I never let him answer that question. I always answered for him and my answer was always the same… "Alex isn't allowed to have a girlfriend. Relationships are very, very serious and his goal right now is to learn to be friends with girls and to learn to show them respect. But, one day." Even though I was saying it to the adult, I was saying it for the benefit of Alex. I wanted him to hear me say repeatedly that relationships were super important and the way we treat girls mattered.

You see, I am not at all against Alex having a girlfriend. But I am against leaving really important decisions like relationships between boys and girls for Alex to figure out by himself. I am against allowing him to ever think that having more than one girlfriend at a time is cute. I am against allowing him to feel like his identity is somehow wrapped up in if he has a girlfriend or not.

In our home, we have very open conversations. We always have. And after working with teenagers for the last 20+ years, I am shocked at how few parents talk to their kids about relationships, dating, purity, sex and marriage. Middle schoolers who still have to be reminded to use soap in the shower are often left to navigate boy/girl relationships with very little guidance from their parents. Does that seem weird to anyone but me?

I don't think there's a magic dating age.
I think it's different for every young person.

For Alex, we've told him that there are a couple of things we are watching for...

#1  We want to see him to actively pursuing a relationship with Jesus before he actively pursues the heart of a young lady. God made him for a specific purpose and if he is not careful, he will start worrying more about what his girlfriend wants/needs for him to be and forget all about who God is molding him to be.

#2  We want him to understand that for this season, his goal is to learn to be a protector of girls' hearts. He is to stand up for girls, not allow other boys to talk rude or inappropriate to them or around them, make sure he is being thoughtful of girls' emotions, and learn how to be good friends with a girl he likes.

When Alex decides he is ready to turn a friendship into a relationship, he can only do that after meeting with the young lady's Dad and/or Mom. *I realize right about now you are thanking God we are not your parents. Ha!* Our goal is not to be mean, I promise.

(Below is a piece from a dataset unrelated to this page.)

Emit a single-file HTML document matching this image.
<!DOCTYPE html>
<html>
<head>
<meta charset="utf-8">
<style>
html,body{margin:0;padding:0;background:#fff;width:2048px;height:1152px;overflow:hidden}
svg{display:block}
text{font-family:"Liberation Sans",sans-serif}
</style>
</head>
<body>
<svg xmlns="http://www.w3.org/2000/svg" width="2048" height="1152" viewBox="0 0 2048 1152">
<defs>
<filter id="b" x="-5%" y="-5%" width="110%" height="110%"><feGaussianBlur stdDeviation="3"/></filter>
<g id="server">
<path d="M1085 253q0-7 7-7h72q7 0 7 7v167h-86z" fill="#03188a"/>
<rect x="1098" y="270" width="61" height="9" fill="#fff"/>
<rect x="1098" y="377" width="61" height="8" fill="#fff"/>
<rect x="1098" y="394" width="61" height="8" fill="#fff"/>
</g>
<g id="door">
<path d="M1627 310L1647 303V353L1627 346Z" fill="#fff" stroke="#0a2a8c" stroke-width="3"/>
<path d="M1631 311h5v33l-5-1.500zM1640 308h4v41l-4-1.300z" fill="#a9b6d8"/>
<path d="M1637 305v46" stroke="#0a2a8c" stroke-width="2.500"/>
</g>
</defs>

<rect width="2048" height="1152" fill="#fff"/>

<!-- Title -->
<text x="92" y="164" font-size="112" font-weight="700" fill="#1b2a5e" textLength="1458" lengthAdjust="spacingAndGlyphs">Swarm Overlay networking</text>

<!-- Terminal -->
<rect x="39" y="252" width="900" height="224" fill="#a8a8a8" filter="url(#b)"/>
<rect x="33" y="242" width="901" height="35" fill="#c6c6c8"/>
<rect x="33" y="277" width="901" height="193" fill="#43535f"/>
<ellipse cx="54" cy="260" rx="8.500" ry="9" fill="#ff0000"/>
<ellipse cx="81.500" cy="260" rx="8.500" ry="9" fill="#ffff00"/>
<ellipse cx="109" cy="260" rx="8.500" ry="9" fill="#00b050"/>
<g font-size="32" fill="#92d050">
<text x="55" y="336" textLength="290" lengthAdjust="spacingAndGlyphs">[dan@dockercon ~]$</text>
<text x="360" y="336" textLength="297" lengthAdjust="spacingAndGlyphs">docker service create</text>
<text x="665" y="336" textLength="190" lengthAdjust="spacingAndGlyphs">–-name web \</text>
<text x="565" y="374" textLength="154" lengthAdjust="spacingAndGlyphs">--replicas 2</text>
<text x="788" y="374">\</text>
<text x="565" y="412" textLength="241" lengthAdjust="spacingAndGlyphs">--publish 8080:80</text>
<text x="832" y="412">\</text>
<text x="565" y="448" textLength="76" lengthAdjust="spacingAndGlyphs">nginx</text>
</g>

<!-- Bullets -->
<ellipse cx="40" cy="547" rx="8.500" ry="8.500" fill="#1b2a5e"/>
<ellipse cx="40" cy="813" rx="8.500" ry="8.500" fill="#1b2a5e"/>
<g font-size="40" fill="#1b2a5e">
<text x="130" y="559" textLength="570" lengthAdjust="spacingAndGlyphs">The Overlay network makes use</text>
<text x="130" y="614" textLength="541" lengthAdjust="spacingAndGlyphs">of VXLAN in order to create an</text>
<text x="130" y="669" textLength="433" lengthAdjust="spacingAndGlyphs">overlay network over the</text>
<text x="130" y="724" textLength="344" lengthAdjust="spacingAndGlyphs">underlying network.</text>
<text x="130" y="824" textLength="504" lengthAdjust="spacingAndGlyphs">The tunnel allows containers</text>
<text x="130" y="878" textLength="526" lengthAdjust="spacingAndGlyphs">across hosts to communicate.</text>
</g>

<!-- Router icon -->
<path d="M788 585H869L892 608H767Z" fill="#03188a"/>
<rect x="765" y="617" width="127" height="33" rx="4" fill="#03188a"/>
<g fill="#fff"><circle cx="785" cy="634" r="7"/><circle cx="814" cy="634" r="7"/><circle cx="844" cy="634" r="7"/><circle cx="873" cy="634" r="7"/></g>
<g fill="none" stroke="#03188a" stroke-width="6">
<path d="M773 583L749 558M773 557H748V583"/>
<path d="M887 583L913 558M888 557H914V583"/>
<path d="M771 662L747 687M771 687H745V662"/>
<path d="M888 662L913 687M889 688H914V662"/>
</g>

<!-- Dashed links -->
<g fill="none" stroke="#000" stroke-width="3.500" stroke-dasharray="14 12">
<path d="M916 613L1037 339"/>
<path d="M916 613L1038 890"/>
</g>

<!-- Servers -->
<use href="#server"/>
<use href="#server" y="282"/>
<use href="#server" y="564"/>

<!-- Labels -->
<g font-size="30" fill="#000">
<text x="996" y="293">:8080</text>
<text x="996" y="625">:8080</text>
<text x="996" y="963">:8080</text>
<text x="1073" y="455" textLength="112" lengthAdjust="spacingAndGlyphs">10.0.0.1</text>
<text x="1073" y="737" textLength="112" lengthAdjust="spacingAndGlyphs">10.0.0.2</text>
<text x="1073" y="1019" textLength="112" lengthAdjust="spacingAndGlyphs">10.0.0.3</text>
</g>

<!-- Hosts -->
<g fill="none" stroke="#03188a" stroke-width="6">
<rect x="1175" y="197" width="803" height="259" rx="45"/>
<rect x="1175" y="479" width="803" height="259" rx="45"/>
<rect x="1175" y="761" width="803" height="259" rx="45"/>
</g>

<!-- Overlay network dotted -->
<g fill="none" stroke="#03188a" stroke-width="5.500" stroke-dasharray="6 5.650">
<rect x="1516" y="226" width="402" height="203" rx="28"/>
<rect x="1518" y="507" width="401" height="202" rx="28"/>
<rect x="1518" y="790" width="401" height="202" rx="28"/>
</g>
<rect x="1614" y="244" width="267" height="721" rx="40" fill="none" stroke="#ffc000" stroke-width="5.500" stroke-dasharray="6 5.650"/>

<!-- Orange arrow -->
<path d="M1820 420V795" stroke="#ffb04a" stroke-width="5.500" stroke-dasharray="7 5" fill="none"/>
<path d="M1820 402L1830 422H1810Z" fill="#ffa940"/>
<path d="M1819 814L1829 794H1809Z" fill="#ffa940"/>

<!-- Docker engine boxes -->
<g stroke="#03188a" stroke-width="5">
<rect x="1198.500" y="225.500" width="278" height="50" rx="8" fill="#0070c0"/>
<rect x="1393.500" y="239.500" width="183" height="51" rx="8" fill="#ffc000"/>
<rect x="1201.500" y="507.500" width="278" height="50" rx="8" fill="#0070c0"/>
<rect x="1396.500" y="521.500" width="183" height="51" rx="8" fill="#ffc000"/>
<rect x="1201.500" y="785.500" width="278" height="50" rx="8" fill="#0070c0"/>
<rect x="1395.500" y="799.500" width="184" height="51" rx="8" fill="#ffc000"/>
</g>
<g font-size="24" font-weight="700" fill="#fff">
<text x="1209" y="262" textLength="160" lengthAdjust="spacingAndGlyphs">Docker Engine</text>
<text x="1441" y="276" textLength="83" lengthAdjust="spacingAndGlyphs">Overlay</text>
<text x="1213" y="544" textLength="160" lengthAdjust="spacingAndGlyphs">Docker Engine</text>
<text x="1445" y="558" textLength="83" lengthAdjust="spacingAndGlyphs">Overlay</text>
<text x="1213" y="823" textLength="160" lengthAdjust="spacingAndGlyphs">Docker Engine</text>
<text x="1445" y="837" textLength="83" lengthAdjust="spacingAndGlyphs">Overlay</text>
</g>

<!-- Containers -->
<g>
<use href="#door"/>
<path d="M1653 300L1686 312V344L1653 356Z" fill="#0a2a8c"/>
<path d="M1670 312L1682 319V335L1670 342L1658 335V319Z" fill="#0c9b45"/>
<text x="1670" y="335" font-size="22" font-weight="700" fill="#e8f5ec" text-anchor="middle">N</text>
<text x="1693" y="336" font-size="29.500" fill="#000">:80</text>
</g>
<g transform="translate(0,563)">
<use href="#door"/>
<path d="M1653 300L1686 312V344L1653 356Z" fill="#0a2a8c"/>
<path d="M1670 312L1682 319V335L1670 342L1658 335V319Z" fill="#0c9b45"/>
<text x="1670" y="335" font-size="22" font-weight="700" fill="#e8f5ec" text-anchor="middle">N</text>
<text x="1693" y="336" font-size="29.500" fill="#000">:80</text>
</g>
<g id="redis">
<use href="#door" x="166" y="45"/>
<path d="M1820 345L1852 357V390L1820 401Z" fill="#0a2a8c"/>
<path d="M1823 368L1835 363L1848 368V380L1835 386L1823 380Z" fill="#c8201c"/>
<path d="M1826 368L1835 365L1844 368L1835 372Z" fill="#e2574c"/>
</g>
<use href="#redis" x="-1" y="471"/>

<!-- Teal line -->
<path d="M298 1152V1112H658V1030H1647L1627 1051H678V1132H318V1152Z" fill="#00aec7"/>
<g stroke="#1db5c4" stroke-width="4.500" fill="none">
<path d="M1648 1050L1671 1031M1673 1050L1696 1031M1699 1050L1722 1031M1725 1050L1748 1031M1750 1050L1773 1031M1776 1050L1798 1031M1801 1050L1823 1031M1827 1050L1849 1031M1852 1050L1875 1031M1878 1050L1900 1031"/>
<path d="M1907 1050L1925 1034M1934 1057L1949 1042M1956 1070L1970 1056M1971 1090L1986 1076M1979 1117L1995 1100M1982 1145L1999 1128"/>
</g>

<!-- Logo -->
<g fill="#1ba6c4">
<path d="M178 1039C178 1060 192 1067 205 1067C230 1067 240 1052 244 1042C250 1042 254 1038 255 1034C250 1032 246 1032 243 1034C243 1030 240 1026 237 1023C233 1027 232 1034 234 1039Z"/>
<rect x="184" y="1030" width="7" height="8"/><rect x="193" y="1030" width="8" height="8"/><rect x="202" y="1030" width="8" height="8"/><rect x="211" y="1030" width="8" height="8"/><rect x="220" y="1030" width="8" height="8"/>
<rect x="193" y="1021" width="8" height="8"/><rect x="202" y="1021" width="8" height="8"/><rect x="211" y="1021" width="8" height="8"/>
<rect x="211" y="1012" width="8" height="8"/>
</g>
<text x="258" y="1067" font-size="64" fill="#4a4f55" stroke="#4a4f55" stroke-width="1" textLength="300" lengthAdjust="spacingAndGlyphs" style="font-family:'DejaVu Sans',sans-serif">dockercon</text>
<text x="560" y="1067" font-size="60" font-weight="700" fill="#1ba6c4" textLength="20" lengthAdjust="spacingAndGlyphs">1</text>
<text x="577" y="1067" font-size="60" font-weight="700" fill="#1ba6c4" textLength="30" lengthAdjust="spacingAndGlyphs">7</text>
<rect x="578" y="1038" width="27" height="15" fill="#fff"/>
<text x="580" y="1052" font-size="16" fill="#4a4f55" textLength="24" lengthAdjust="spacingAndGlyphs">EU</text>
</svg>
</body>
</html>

Our goal is for Alex to use his brain and not act on his emotions. God has placed people in authority over this young girl's life and it is not a hormonal 16 year old boy. It is person, or people, who will stand before God one day and answer for they way they raised her. Alex needs to have a conversation with those people. He needs to look them in the eyes, tell them his intentions and commit to partnering with them to protect their daughter. If she is not the one he will end up marrying, she should be better off having Alex in her life for that season.

I'm not raising a 16 year old boy.
I am raising a man who will one day be the spiritual leader of his family.

A future husband.
A future daddy.
A world-changer.

My goal is not to teach Alex how to date, my goal is that Alex has a clear picture of what marriage is suppose to be. Dating is important because marriage is hard…and it's forever.

As I look back over the last 16 years, I am amazed at how God has protected Alex's heart and mind because we were willing to speak truth and bring to light all the hard topics. Satan is not going to wait until you are ready and feel comfortable talking about sex. In fact, he wants to fool you into thinking that keeping your kids in the dark will protect them. Well, he is a liar! Having many, many age-appropriate conversations that speak truth without shame protect your children on a deep, Spiritual level. It is time!

Their school is talking about it.
Their friends are talking about it.
The world is talking about it.
And the Bible has a lot to say about it.

It's time for every Jesus-loving family to understand the importance of talking to their children about sex and healthy sexuality. To talk about purity and dating.

Even if you didn't do it right.
Even if you messed up.

The truth of God's word gives life and hope. God has a way of redeeming our past and our mistakes and turning it into something beautiful. You can trust Him!  

"I am the light of the world.
Whoever follows me will never live in darkness.
They will have the light that gives life."